WHAT YOU WILL DO ▸
Below is a listing; write it out exactly and drop any images from it.

INFORMATION SUPPLIED ▸
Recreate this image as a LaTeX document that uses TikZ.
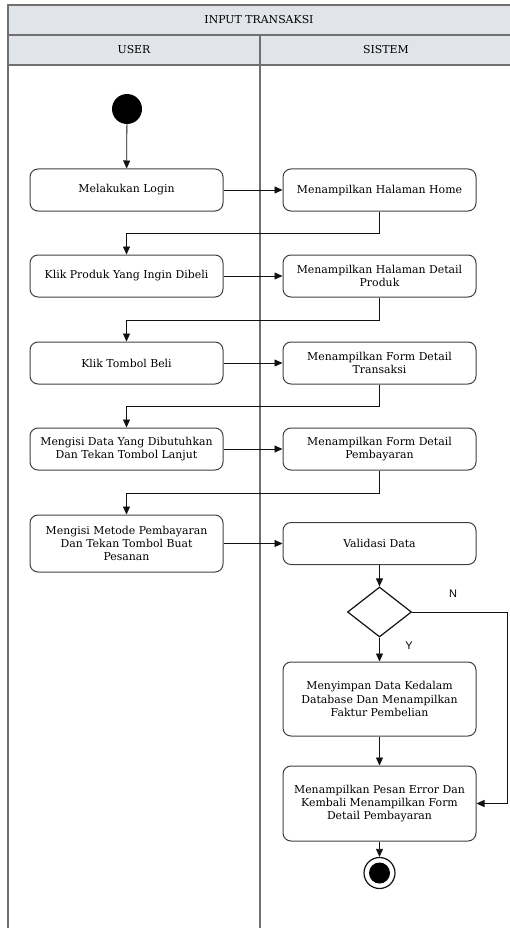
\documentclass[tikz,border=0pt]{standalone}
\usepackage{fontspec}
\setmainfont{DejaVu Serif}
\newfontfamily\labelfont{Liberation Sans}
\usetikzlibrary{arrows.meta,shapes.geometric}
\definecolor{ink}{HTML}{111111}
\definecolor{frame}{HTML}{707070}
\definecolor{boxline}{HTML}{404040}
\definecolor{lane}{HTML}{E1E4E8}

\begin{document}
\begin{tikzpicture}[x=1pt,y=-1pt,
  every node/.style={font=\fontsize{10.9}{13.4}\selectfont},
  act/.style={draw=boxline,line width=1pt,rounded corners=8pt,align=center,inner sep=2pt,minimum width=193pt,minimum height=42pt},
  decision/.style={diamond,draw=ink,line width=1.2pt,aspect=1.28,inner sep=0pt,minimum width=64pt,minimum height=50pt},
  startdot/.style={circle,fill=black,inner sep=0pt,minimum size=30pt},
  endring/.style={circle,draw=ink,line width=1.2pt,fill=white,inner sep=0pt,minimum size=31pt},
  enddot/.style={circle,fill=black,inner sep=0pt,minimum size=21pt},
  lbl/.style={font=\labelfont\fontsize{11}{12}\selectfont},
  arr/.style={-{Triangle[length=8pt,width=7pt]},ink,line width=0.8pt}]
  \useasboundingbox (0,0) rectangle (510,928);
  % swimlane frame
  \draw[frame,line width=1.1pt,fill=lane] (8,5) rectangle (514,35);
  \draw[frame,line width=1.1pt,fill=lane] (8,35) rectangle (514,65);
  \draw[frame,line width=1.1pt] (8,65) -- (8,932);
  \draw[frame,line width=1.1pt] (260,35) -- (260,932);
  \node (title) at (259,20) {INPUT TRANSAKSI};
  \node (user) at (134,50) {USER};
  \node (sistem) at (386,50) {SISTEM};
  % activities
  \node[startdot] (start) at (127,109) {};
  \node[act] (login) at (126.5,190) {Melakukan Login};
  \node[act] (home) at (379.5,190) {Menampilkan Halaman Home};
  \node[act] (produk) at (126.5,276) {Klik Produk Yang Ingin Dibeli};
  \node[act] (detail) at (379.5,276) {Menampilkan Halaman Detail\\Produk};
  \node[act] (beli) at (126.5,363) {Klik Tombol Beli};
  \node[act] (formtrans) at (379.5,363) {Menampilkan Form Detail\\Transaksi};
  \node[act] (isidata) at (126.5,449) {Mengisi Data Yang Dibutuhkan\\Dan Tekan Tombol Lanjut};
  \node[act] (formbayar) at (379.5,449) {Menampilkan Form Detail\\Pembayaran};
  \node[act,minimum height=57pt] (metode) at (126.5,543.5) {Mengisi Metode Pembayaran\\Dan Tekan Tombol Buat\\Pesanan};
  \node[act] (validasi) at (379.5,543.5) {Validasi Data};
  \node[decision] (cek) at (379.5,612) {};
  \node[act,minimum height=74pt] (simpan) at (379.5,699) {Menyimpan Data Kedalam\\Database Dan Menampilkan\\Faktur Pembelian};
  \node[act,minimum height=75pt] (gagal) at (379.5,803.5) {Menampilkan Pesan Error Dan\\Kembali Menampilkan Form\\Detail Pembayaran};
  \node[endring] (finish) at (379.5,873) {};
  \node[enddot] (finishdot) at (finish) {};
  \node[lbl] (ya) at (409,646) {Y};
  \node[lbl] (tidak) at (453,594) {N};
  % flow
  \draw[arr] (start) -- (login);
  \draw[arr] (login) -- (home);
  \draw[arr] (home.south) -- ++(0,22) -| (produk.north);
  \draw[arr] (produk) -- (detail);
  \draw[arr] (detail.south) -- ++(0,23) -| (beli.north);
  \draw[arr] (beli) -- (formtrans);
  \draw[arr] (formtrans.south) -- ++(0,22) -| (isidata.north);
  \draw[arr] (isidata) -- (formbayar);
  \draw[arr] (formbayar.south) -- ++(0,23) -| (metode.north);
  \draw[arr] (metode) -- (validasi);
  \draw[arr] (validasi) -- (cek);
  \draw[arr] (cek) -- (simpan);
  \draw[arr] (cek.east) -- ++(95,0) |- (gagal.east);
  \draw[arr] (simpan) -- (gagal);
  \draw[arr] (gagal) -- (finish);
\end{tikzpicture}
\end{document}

EXERCISE ANSWER ▸
Recreate this image as a LaTeX document that uses TikZ.
\documentclass[tikz,border=0pt]{standalone}
\usepackage{fontspec}
\setmainfont{DejaVu Serif}
\newfontfamily\labelfont{Liberation Sans}
\usetikzlibrary{arrows.meta,shapes.geometric}
\definecolor{ink}{HTML}{111111}
\definecolor{frame}{HTML}{707070}
\definecolor{boxline}{HTML}{404040}
\definecolor{lane}{HTML}{E1E4E8}

\begin{document}
\begin{tikzpicture}[x=1pt,y=-1pt,
  every node/.style={font=\fontsize{10.9}{13.4}\selectfont},
  act/.style={draw=boxline,line width=1pt,rounded corners=8pt,align=center,inner sep=2pt,minimum width=193pt,minimum height=42pt},
  decision/.style={diamond,draw=ink,line width=1.2pt,aspect=1.28,inner sep=0pt,minimum width=64pt,minimum height=50pt},
  startdot/.style={circle,fill=black,inner sep=0pt,minimum size=30pt},
  endring/.style={circle,draw=ink,line width=1.2pt,fill=white,inner sep=0pt,minimum size=31pt},
  enddot/.style={circle,fill=black,inner sep=0pt,minimum size=21pt},
  lbl/.style={font=\labelfont\fontsize{11}{12}\selectfont},
  arr/.style={-{Triangle[length=8pt,width=7pt]},ink,line width=0.8pt}]
  \useasboundingbox (0,0) rectangle (510,928);
  % swimlane frame
  \draw[frame,line width=1.1pt,fill=lane] (8,5) rectangle (514,35);
  \draw[frame,line width=1.1pt,fill=lane] (8,35) rectangle (514,65);
  \draw[frame,line width=1.1pt] (8,65) -- (8,932);
  \draw[frame,line width=1.1pt] (260,35) -- (260,932);
  \node (title) at (259,20) {INPUT TRANSAKSI};
  \node (user) at (134,50) {USER};
  \node (sistem) at (386,50) {SISTEM};
  % activities
  \node[startdot] (start) at (127,109) {};
  \node[act] (login) at (126.5,190) {Melakukan Login};
  \node[act] (home) at (379.5,190) {Menampilkan Halaman Home};
  \node[act] (produk) at (126.5,276) {Klik Produk Yang Ingin Dibeli};
  \node[act] (detail) at (379.5,276) {Menampilkan Halaman Detail\\Produk};
  \node[act] (beli) at (126.5,363) {Klik Tombol Beli};
  \node[act] (formtrans) at (379.5,363) {Menampilkan Form Detail\\Transaksi};
  \node[act] (isidata) at (126.5,449) {Mengisi Data Yang Dibutuhkan\\Dan Tekan Tombol Lanjut};
  \node[act] (formbayar) at (379.5,449) {Menampilkan Form Detail\\Pembayaran};
  \node[act,minimum height=57pt] (metode) at (126.5,543.5) {Mengisi Metode Pembayaran\\Dan Tekan Tombol Buat\\Pesanan};
  \node[act] (validasi) at (379.5,543.5) {Validasi Data};
  \node[decision] (cek) at (379.5,612) {};
  \node[act,minimum height=74pt] (simpan) at (379.5,699) {Menyimpan Data Kedalam\\Database Dan Menampilkan\\Faktur Pembelian};
  \node[act,minimum height=75pt] (gagal) at (379.5,803.5) {Menampilkan Pesan Error Dan\\Kembali Menampilkan Form\\Detail Pembayaran};
  \node[endring] (finish) at (379.5,873) {};
  \node[enddot] (finishdot) at (finish) {};
  \node[lbl] (ya) at (409,646) {Y};
  \node[lbl] (tidak) at (453,594) {N};
  % flow
  \draw[arr] (start) -- (login);
  \draw[arr] (login) -- (home);
  \draw[arr] (home.south) -- ++(0,22) -| (produk.north);
  \draw[arr] (produk) -- (detail);
  \draw[arr] (detail.south) -- ++(0,23) -| (beli.north);
  \draw[arr] (beli) -- (formtrans);
  \draw[arr] (formtrans.south) -- ++(0,22) -| (isidata.north);
  \draw[arr] (isidata) -- (formbayar);
  \draw[arr] (formbayar.south) -- ++(0,23) -| (metode.north);
  \draw[arr] (metode) -- (validasi);
  \draw[arr] (validasi) -- (cek);
  \draw[arr] (cek) -- (simpan);
  \draw[arr] (cek.east) -- ++(95,0) |- (gagal.east);
  \draw[arr] (simpan) -- (gagal);
  \draw[arr] (gagal) -- (finish);
\end{tikzpicture}
\end{document}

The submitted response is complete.